As a competitor, she’s been, shall we say, something of a nuisance these past four years; you can get pretty sick of running second to her – that feeling where you know that although you’re on a top-quality performer doing its best, there’s no way you’re going to beat that mare. It’s happened to me five times, as well as two thirds. Three of those seconds have come at the top level, in Group 1 races.

 

But more seriously, Saturday is going to be a sad day when we say farewell to Winx after the Queen Elizabeth Stakes. She’s been simply amazing, and, as will be shown by the massive crowd that packs Randwick to see her off, she’s done so much for racing in her phenomenal 32-race winning streak.

 

She’s the best horse in the world, the best I’ve seen, and, I would say, the best horse Australia has ever produced. And of course all of that makes her easily the best horse I’ve ridden.

 

Some might have forgotten that bit, given the famous partnership she’s formed with Hughie Bowman. But I was lucky enough to have ridden Winx, way back in win number three of the streak – the Group 2 Theo Marks Stakes at Rosehill, in September, 2015 – when Hughie was briefly suspended. Three years and many wins later, their partnership was important enough for trainer Chris Waller to not start Winx in a race when Hughie was again outed. But in 2015, thankfully they were happy to call on me.

 

 

Of course Winx wasn’t Winx then. And although her win felt pretty special to me, there was no way anyone could have predicted the way she’d follow up that winning hat-trick. But she sure gave me a thrill and it’ll be a memory I’ll treasure forever.

 

What turned her from “promising” to superstar? The confidence that comes from winning might have played a part, but mostly I think it was just simple maturity and development – a bit of filling out; more muscle on the bone. Early doors, she had potential, but she was a very light, spindly thing, a very lean kind of machine. She was known to enjoy wet tracks, and probably that’s what most people thought of her – they painted her as a wet-tracker. But to me, you could see she always at least tried really hard.

 

She’d pin the ears back and push to the line, and you could see she had a strong will to win.

 

When I rode her in the Theo Marks, yes, she gave me a good feeling as we went to the barriers.

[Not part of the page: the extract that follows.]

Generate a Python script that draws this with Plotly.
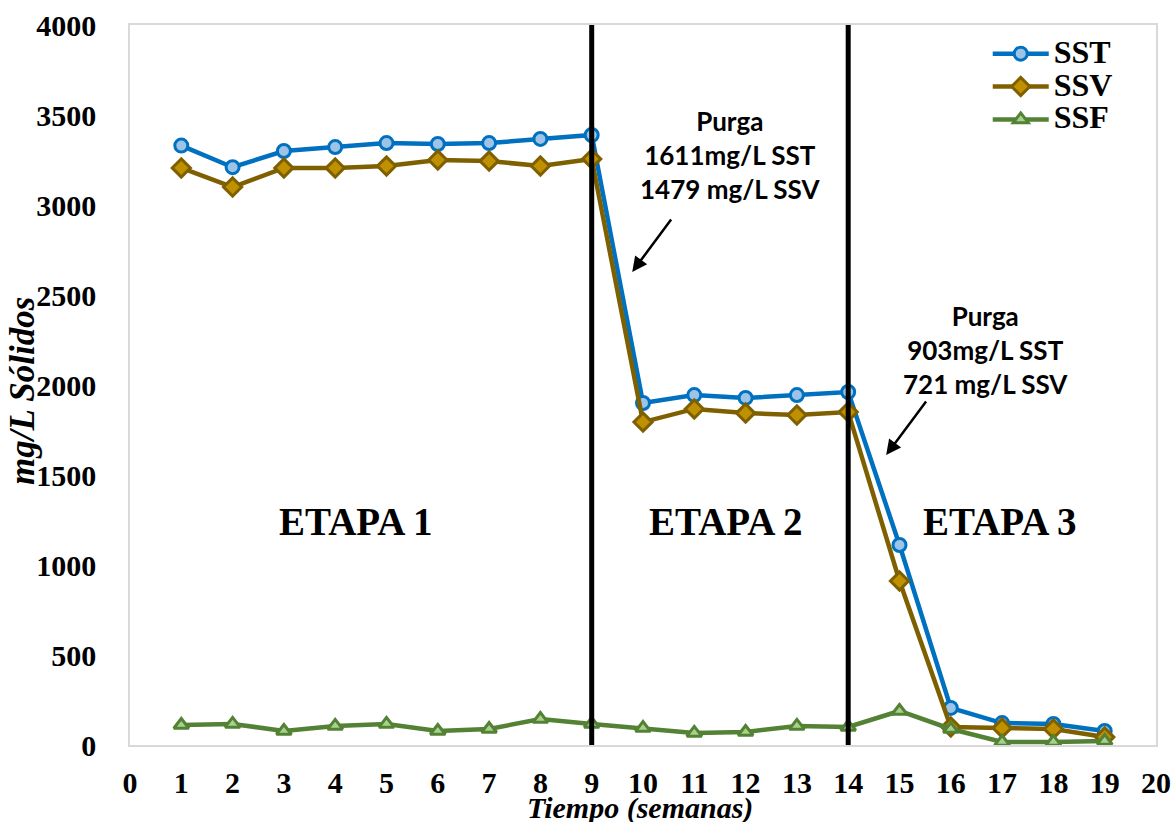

Jockeys can tell a good mover underneath them, like a racecar driver in a Formula One machine. It’s not like I was saying “wow” or anything on the way to the gates. But I certainly said it after the race.

 

As became her trademark, we settled near the back in that 12-horse field. That wouldn’t be such a problem, but we struck interference coming to the home corner that stopped our momentum and gave the leaders a big headstart. Halfway down the straight, we had to make up about six lengths in only 200 metres to get the chocolates. If it wasn’t Winx, there’d have been no way, but she powered to the line and got there in the last couple of strides.

 

I also own the dubious title of being in charge for the equal-smallest margin of her streak – at 0.2 lengths, or a half-head – but it was just an incredible performance. I’ll always look back on it, shake my head and say, ‘How the hell did she do that?’

 

 

 

Nothing special to look at

There’s been a lot of investigation into how she does do it. Famously, she’s nothing special to look at. She’s no Black Caviar, who was this big, beautiful mare, built like a brick shithouse, and with a great big stride. Winx is different in that while she doesn’t have an exceptionally long stride, she’s just so economical in the way she moves. She can increase her stride rate when she wants, and just skims across the turf. She just gets faster, and faster, and faster, and all with this wonderful, smooth, economical action.

 

Riding against her, getting beaten by her, is different to any other horse. Most horses take a hundred metres to get past you. Winx does it in a couple of strides. One second she’s there beside you, the next second she’s gone.

 

No one likes getting beaten, but it’s awesome to behold, especially when you think your horse is travelling really well!

 

A year after I’d ridden Winx, I was the bloke staring at her backside in second place in three of her four starts in her spring 2016 campaign: on Hartnell in the Warwick Stakes at Randwick; on Hauraki again in the G1 George Main, and then in the big one, when Hartnell took her on again as she attempted a second Cox Plate, at Moonee Valley.